While it’s easier to give in to their whims, it does more harm than good. A child won’t learn self-control and always depend on others to provide him with everything he needs, which he could carry into his adulthood.
- Being Overprotective
Children are curious—they are eager to explore, test, and learn. From age two to seven, children start learning about cause and effect. Not allowing them to observe or experiment at an early age will hinder them from learning the effects of certain actions. When they get older, they will feel afraid to explore.

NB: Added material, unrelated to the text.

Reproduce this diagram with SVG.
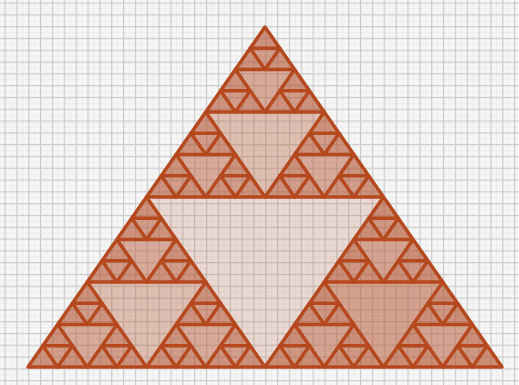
<svg xmlns="http://www.w3.org/2000/svg" xmlns:xlink="http://www.w3.org/1999/xlink" width="519" height="385" viewBox="0 0 519 385">
  <style>
    .ns { vector-effect: non-scaling-stroke; }
  </style>
  <defs>
    <pattern id="grid" patternUnits="userSpaceOnUse" x="4.5" y="2.5" width="11.85" height="11.8">
      <rect x="0" y="0" width="11.85" height="11.8" fill="#f6f6f6"/>
      <rect x="5.9" y="0" width="1" height="11.8" fill="#ededed"/>
      <rect x="0" y="5.9" width="11.85" height="1" fill="#ededed"/>
      <rect x="0" y="0" width="1.2" height="11.8" fill="#cbcbcb"/>
      <rect x="0" y="0" width="11.85" height="1.2" fill="#cbcbcb"/>
    </pattern>
    <polygon id="tri" class="ns" points="265,27 28,367 502,367"/>
    <!-- fill tree -->
    <g id="F4"><use xlink:href="#tri" fill-opacity="0.13"/></g>
    <g id="F3"><use xlink:href="#tri" fill-opacity="0.13"/>
      <use xlink:href="#F4" transform="matrix(.5 0 0 .5 132.5 13.5)"/>
      <use xlink:href="#F4" transform="matrix(.5 0 0 .5 14 183.5)"/>
      <use xlink:href="#F4" transform="matrix(.5 0 0 .5 251 183.5)"/>
    </g>
    <g id="F2"><use xlink:href="#tri" fill-opacity="0.18"/>
      <use xlink:href="#F3" transform="matrix(.5 0 0 .5 132.5 13.5)"/>
      <use xlink:href="#F3" transform="matrix(.5 0 0 .5 14 183.5)"/>
      <use xlink:href="#F3" transform="matrix(.5 0 0 .5 251 183.5)"/>
    </g>
    <g id="F1"><use xlink:href="#tri" fill-opacity="0.19"/>
      <use xlink:href="#F2" transform="matrix(.5 0 0 .5 132.5 13.5)"/>
      <use xlink:href="#F2" transform="matrix(.5 0 0 .5 14 183.5)"/>
      <use xlink:href="#F2" transform="matrix(.5 0 0 .5 251 183.5)"/>
    </g>
    <!-- stroke tree -->
    <g id="S3">
      <use xlink:href="#tri" transform="matrix(.5 0 0 .5 132.5 13.5)"/>
      <use xlink:href="#tri" transform="matrix(.5 0 0 .5 14 183.5)"/>
      <use xlink:href="#tri" transform="matrix(.5 0 0 .5 251 183.5)"/>
    </g>
    <g id="S2">
      <use xlink:href="#S3" transform="matrix(.5 0 0 .5 132.5 13.5)"/>
      <use xlink:href="#S3" transform="matrix(.5 0 0 .5 14 183.5)"/>
      <use xlink:href="#S3" transform="matrix(.5 0 0 .5 251 183.5)"/>
    </g>
    <g id="S1">
      <use xlink:href="#S2" transform="matrix(.5 0 0 .5 132.5 13.5)"/>
      <use xlink:href="#S2" transform="matrix(.5 0 0 .5 14 183.5)"/>
      <use xlink:href="#S2" transform="matrix(.5 0 0 .5 251 183.5)"/>
    </g>
    <g id="S0">
      <use xlink:href="#S1" transform="matrix(.5 0 0 .5 132.5 13.5)"/>
      <use xlink:href="#S1" transform="matrix(.5 0 0 .5 14 183.5)"/>
      <use xlink:href="#S1" transform="matrix(.5 0 0 .5 251 183.5)"/>
    </g>
  </defs>

  <rect x="0" y="0" width="519" height="385" fill="url(#grid)"/>

  <g id="fills" fill="#b4502a" stroke="none">
    <use xlink:href="#tri" fill-opacity="0.17"/>
    <use xlink:href="#F1" transform="matrix(.5 0 0 .5 132.5 13.5)"/>
    <use xlink:href="#F1" transform="matrix(.5 0 0 .5 14 183.5)"/>
    <use xlink:href="#F1" transform="matrix(.5 0 0 .5 251 183.5)"/>
    <!-- slightly darker lower-right part -->
    <polygon points="383.5,197 265,367 502,367" fill-opacity="0.07"/>
    <polygon points="324.25,282 442.75,282 383.5,367" fill-opacity="0.2"/>
  </g>

  <g id="outlines" fill="none" stroke="#b5481c" stroke-width="3.4" stroke-linejoin="round">
    <use xlink:href="#S0"/>
  </g>
</svg>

- Ignoring a Child’s Queries
Children are always curious and inquisitive because they want to learn everything surrounding them. They ask a lot of questions, even about the simplest things. Some parents find children’s concern too petty and ignore these queries. Not answering these questions teaches the child not to express himself. He’ll learn to hide his feelings and develop poor communication and socialization skills in the future.
- Criticizing a Child’s Action
Children need more understanding and patience than criticism and regulation. Kids who are constantly criticized may develop poor self-confidence, as well as obsessive-compulsive disorder in their adulthood. They may become perfectionists or they may always doubt their capabilities and feel that whatever they do will never be good enough for their parents.
- Leaving the Child Too Frequently to Your Parents
This becomes harmful when your child sees his grandparents as the head of the family instead of his own parents. This is most evident when it comes to making house rules. For instance, when a child asks permission to go out, and the grandfather say yes but the father said no, the child will most likely follow his grandfather whom he considers as his parent. Later on, when the child reaches his teenage years, he’ll experience confusion.
If you happen to be guilty of any of these mistakes (well, most of us are at one point or another), don’t worry too much. There’s always time to change things for the better. Take one step at a time and you’ll be closer to shaping your child to a better person.